01 SES 04 A, Different Forms of Professional Learning
Being self-driven and rich in ideas are important qualities for members of today´s and tomorrow´s society. Carlgren (2005) stresses that people themselves need to initiate their work, and be able to take responsibility for their work, and also be able to improve their performance. The society has changed both locally and globally and therefor students as well as other persons need to be entrepreneurial. Individuals must carry more responsibility for their learning and their livelihood. Information technology affects everyone and makes it possible to obtain facts far beyond the classroom. Supranational bodies as the Organization of Economic Co-operation and Development (OECD) and the European Union (EU) have argued for several decades that school and businesses should work together to educate students in an entrepreneurial direction.
There are several different forms of learning but the most committed individuals to think and act both autonomous and be able to interact with others is the entrepreneurial learning shape and it is new (Otterborg, 2011). In entrepreneurial learning you will develop self-awareness and independence, how to break patterns and resist collective action, to take responsibility, to manage and solve problems, take initiative and be creative and flexible, to see possibilities and make something of them, and be able to interact with others. These are qualities and actions which even promote good leadership.

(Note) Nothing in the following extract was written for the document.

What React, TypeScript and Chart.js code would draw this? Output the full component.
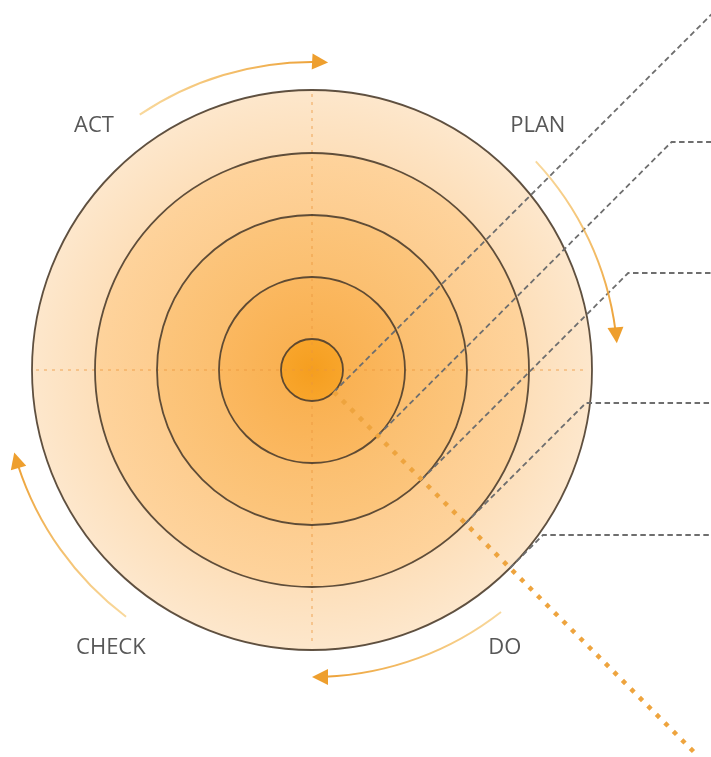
import React, { useEffect, useRef } from "react";
import { Chart, registerables } from "chart.js";

Chart.register(...registerables);

// concentric rings (data units on the radial scale), inner to outer
const ringRadii = [31, 93, 155, 217, 280];
const ringInnerColors = ["#f59e1f", "#f9b152", "#fbbf70", "#fdcd90", "#fddfba"];
const ringOuterColors = ["#f8a52b", "#fbb860", "#fcc57c", "#fed39c", "#fde7cc"];
const scaleMin = 0;
const scaleMax = 280;

// cycle stage labels (polar position: angle in degrees clockwise from east, radius in scale units)
const stageLabels = ["ACT", "PLAN", "DO", "CHECK"];
const labelAngles = [-131.8, -47.3, 55.2, 125.9];
const labelRadii = [327, 333, 338, 343];

// curved arrows between stages
const arrowStartAngles = [-124, -43, 52, 127];
const arrowEndAngles = [-87, -5, 90, 164.5];
const arrowRadii = [308, 306, 307, 309];

// dashed leader lines: tangent ring, and level of horizontal leg (scale units above centre)
const connectorRings = [31, 93, 155, 217, 280];
const connectorLevels: (number | null)[] = [null, 228, 97, -33, -165];

// guide lines
const crossExtent = 276;
const pathStart = 31;
const pathEnd = 541;

export default function App() {
  const canvasRef = useRef<HTMLCanvasElement | null>(null);

  useEffect(() => {
    const canvas = canvasRef.current;
    if (!canvas) return;

    const polar = (sc: any, angleDeg: number, v: number) => {
      const d = sc.getDistanceFromCenterForValue(v);
      const a = (angleDeg * Math.PI) / 180;
      return [sc.xCenter + d * Math.cos(a), sc.yCenter + d * Math.sin(a)];
    };

    const crossPlugin = {
      id: "crossGuides",
      afterDatasetsDraw(chart: any) {
        const sc = chart.scales.r;
        const ctx = chart.ctx;
        ctx.save();
        ctx.strokeStyle = "rgba(236,150,60,0.4)";
        ctx.lineWidth = 2;
        ctx.setLineDash([3, 5]);
        const [x1, y1] = polar(sc, -90, crossExtent);
        const [x2, y2] = polar(sc, 90, crossExtent);
        ctx.beginPath();
        ctx.moveTo(x1, y1);
        ctx.lineTo(x2, y2);
        ctx.stroke();
        const [x3, y3] = polar(sc, 180, crossExtent);
        const [x4, y4] = polar(sc, 0, crossExtent);
        ctx.beginPath();
        ctx.moveTo(x3, y3);
        ctx.lineTo(x4, y4);
        ctx.stroke();
        ctx.restore();
      },
    };

    const overlayPlugin = {
      id: "overlay",
      afterDraw(chart: any) {
        const sc = chart.scales.r;
        const ctx = chart.ctx;
        const W = chart.width;
        ctx.save();

        // dashed leader lines
        ctx.strokeStyle = "#6e6e6e";
        ctx.lineWidth = 1.8;
        ctx.setLineDash([5.5, 3.5]);
        connectorRings.forEach((r, i) => {
          const [tx, ty] = polar(sc, 45, r);
          const lvl = connectorLevels[i];
          ctx.beginPath();
          ctx.moveTo(tx, ty);
          if (lvl === null) {
            const t = ty + 20;
            ctx.lineTo(tx + t, ty - t);
          } else {
            const yT = sc.yCenter - sc.getDistanceFromCenterForValue(lvl);
            const t = ty - yT;
            ctx.lineTo(tx + t, yT);
            ctx.lineTo(W + 5, yT);
          }
          ctx.stroke();
        });

        // thick orange dotted path
        ctx.strokeStyle = "#eea43e";
        ctx.lineWidth = 4.5;
        ctx.setLineDash([4.5, 7.5]);
        const [px1, py1] = polar(sc, 45, pathStart);
        const [px2, py2] = polar(sc, 45, pathEnd);
        ctx.beginPath();
        ctx.moveTo(px1, py1);
        ctx.lineTo(px2, py2);
        ctx.stroke();
        ctx.setLineDash([]);

        // curved arrows
        arrowRadii.forEach((R, i) => {
          const d = sc.getDistanceFromCenterForValue(R);
          const a0 = (arrowStartAngles[i] * Math.PI) / 180;
          const e = (arrowEndAngles[i] * Math.PI) / 180;
          const headLen = 16;
          const headHalf = 8;
          const aEnd = e - headLen / d;
          const [sx, sy] = polar(sc, arrowStartAngles[i], R);
          const tipX = sc.xCenter + d * Math.cos(e);
          const tipY = sc.yCenter + d * Math.sin(e);
          const g = ctx.createLinearGradient(sx, sy, tipX, tipY);
          g.addColorStop(0, "rgba(244,190,90,0.6)");
          g.addColorStop(1, "#ec9d30");
          ctx.strokeStyle = g;
          ctx.lineWidth = 2;
          ctx.beginPath();
          ctx.arc(sc.xCenter, sc.yCenter, d, a0, aEnd + 0.01, false);
          ctx.stroke();
          const dx = -Math.sin(e);
          const dy = Math.cos(e);
          const nx = Math.cos(e);
          const ny = Math.sin(e);
          const bx = tipX - headLen * dx;
          const by = tipY - headLen * dy;
          ctx.fillStyle = "#ee9f2e";
          ctx.beginPath();
          ctx.moveTo(tipX, tipY);
          ctx.lineTo(bx + headHalf * nx, by + headHalf * ny);
          ctx.lineTo(bx - headHalf * nx, by - headHalf * ny);
          ctx.closePath();
          ctx.fill();
        });

        // stage labels
        ctx.fillStyle = "#575757";
        ctx.font = '22px "Open Sans", "Noto Sans", sans-serif';
        ctx.textAlign = "center";
        ctx.textBaseline = "middle";
        stageLabels.forEach((lab, i) => {
          const [lx, ly] = polar(sc, labelAngles[i], labelRadii[i]);
          ctx.fillText(lab, lx, ly);
        });

        ctx.restore();
      },
    };

    const datasets = ringRadii.map((r, i) => ({
      label: "ring" + i,
      data: [r],
      borderWidth: 0,
      backgroundColor: (c: any) => {
        const chart = c.chart;
        const sc = chart.scales && chart.scales.r;
        if (!sc || sc.xCenter == null || !isFinite(sc.drawingArea)) return ringOuterColors[i];
        const rIn = i === 0 ? 0 : sc.getDistanceFromCenterForValue(ringRadii[i - 1]);
        const rOut = sc.getDistanceFromCenterForValue(r);
        const g = chart.ctx.createRadialGradient(sc.xCenter, sc.yCenter, rIn, sc.xCenter, sc.yCenter, rOut);
        g.addColorStop(0, ringInnerColors[i]);
        g.addColorStop(1, ringOuterColors[i]);
        return g;
      },
    }));

    const chart = new Chart(canvas, {
      type: "polarArea",
      data: { labels: ["PDCA"], datasets },
      options: {
        responsive: false,
        animation: false,
        layout: { padding: { left: 32, top: 90, right: 119, bottom: 107 } },
        plugins: { legend: { display: false }, tooltip: { enabled: false } },
        scales: {
          r: {
            min: scaleMin,
            max: scaleMax,
            ticks: { display: false },
            pointLabels: { display: false },
            angleLines: { display: false },
            grid: { circular: true, color: "rgba(78,62,46,0.9)", lineWidth: 1.8, z: 1 },
            afterBuildTicks: (scale: any) => {
              scale.ticks = [0, ...ringRadii].map((v) => ({ value: v }));
            },
          },
        },
      } as any,
      plugins: [crossPlugin, overlayPlugin],
    });

    return () => chart.destroy();
  }, []);

  return (
    <div style={{ position: "absolute", left: 0, top: 0, width: 711, height: 757, background: "#fff" }}>
      <canvas ref={canvasRef} width={711} height={757} style={{ display: "block" }} />
    </div>
  );
}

I position my research in the light of what has earlier been shown in several European countries. You will for instance find entrepreneurship and its path to the Swedish school system (Mahieu, 2006), the operation conditions for entrepreneurship in schools (Myhlenbock, 2004), the development of entrepreneurship as a specific subject in Iceland (Gunnarsdottir, 2001) and significant fostering entrepreneurship education as a part of the curriculum in Finland (Backström-Widjeskog, 2008).
The purpose of my study was to form knowledge about entrepreneurial learning and make a contribution to knowledge about a form of learning, from a student perspective. The students´ teachers work in an entrepreneurial way and in cooperation with trade and companies nearby.
The research question is: With what content variation do upper secondary school students perceive entrepreneurial learning?
The theoretical and methodological approach of the study is phenomenography. The phenomenographic research tradition is concerned with individuals´ different perceptions. It has emerged as an empirical research method tried out with no connection to any specific theoretical framework but with influences from continental philosophy. Later it has inspired by several different fields for instance Phenomenology (Kroksmark, 1987).
Backström-Widjeskog, B. (2008). Du kan om du vill. Lärares tankar om fostran till företagsamhet. Åbo: Åbo Akademis förlag. Kroksmark, T. (1987). Fenomenografisk didaktik. Göteborg: Acta Universitatis Gothoburgensis. Mahieu, R. (2006). Agents of change and policies of scale: a policy study of entrepreneurship and enterprise in education. Umeå: Umeå universitet. Myhlenbock, Y. (2004). Inget personligt om entreprenörskap I offentlig sector. Göteborgs Förvaltningshögskola. Otterborg, A. (2011). Entreprenöriellt lärande – gymnasieelevers skilda sätt att uppfatta entreprenöriellt lärande. Jönköping: Ordförrådet i Eksjö AB.